Sergio Ramírez
En esta historia del asilo de ancianos de Providence, es la primera vez que me encuentro con la mención de un ángel de la muerte en forma de gato. Los gatos, ascendidos a divinidades de primer orden en la cultura religiosa egipcia, no estaban en los altares para asustar con veleidades fúnebres, sino para ser adorados como amables dioses domésticos, guardianes del hogar, y benefactores sociales, porque se comían a las ratas que depredaban las cosechas, y salvaban así a los súbditos del faraón de las hambrunas. Razones prácticas llevan a veces a la canonización.

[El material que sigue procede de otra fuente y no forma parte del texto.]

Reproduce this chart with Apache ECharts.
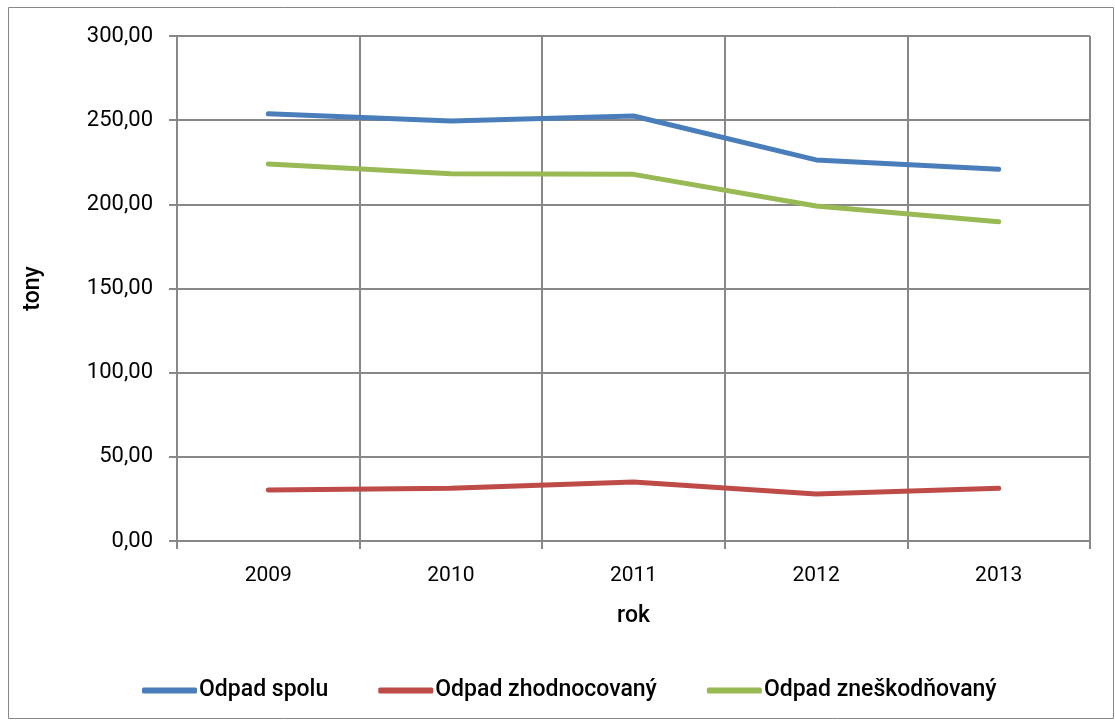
<!DOCTYPE html>
<html><head><meta charset="utf-8">
<script src="https://cdn.jsdelivr.net/npm/echarts@6/dist/echarts.min.js"></script>
<style>html,body{margin:0;padding:0;background:#fff}#c{width:1115px;height:720px}</style>
</head><body><div id="c"></div>
<script>
var categories = ['2009','2010','2011','2012','2013'];
var spolu = [253.8, 249.5, 252.5, 226.4, 220.8];
var zhodnocovany = [30.3, 31.3, 35.1, 27.9, 31.3];
var zneskodnovany = [224.0, 218.2, 217.8, 199.0, 189.7];
var yTicks = {min:0, max:300, interval:50};

var font = 'Roboto';
var chart = echarts.init(document.getElementById('c'));
function ser(name, data, color){
  return {name:name, type:'line', data:data, symbol:'none', smooth:false,
    lineStyle:{width:5, color:color, cap:'round', join:'round'}, itemStyle:{color:color}};
}
chart.setOption({
  animation:false,
  textStyle:{fontFamily:font},
  graphic:[{type:'rect', shape:{x:8.5,y:7.5,width:1105,height:711}, style:{fill:'none', stroke:'#888', lineWidth:1}}],
  grid:{left:177, right:25, top:36, bottom:179},
  legend:{top:674, left:137, itemWidth:55, itemHeight:6, itemGap:50, icon:'roundRect',
    textStyle:{fontFamily:font, fontSize:23, fontWeight:500, color:'#000', padding:[0,0,0,-3]}},
  xAxis:{type:'category', data:categories, boundaryGap:true,
    name:'rok', nameLocation:'middle', nameGap:64, nameTextStyle:{fontSize:23, fontWeight:500, color:'#000', fontFamily:font},
    axisLine:{lineStyle:{color:'#888', width:2}},
    axisTick:{show:true, length:8, lineStyle:{color:'#888', width:2}},
    axisLabel:{margin:24, fontSize:21, color:'#000', fontFamily:font},
    splitLine:{show:true, lineStyle:{color:'#888', width:2}}},
  yAxis:{type:'value', min:yTicks.min, max:yTicks.max, interval:yTicks.interval,
    name:'tony', nameLocation:'middle', nameGap:132, nameRotate:90, nameTextStyle:{fontSize:23, fontWeight:500, color:'#000', fontFamily:font},
    axisLine:{show:true, lineStyle:{color:'#888', width:2}},
    axisTick:{show:true, length:8, lineStyle:{color:'#888', width:2}},
    axisLabel:{margin:24, fontSize:22, color:'#000', fontFamily:font,
      formatter:function(v){return v.toFixed(2).replace('.',',');}},
    splitLine:{show:true, lineStyle:{color:'#888', width:2}}},
  series:[
    ser('Odpad spolu', spolu, '#4A7EBB'),
    ser('Odpad zhodnocovaný', zhodnocovany, '#BE4B48'),
    ser('Odpad zneškodňovaný', zneskodnovany, '#98B954')
  ]
});
</script></body></html>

Pero si lo vemos bien, escurridizo y misterioso como es, un gato está bien dotado para cumplir las funciones de heraldo de la muerte. Le faltan las alas, asunto que debe ser echado en falta, pero no tanto. Algunos de los más conspicuos ángeles del antiguo testamento, anunciadores de desgracias funestas, nada menos que la destrucción de Sodoma y Gomorra bajo una lluvia de fuego, que ni los bombardeos en Irak, no tenían alas del todo. Y esa vez eran tres, tan atractivos de estampa como para que los pervertidos vecinos de Sodoma quisieran violarlos, algo que impidió el viejo Lot con el sabio recurso de ofrecer a los amotinados sexuales a sus propias hijas doncellas, a cambio de que dejaran en paz a los varones celestiales.
Qué tal sin en lugar de mancebos de cabellera rubia hubieran sido gatos esos tres ángeles de la muerte. Se hubieran defendido mejor con sus zarpas afiladas del acoso de la turba lasciva.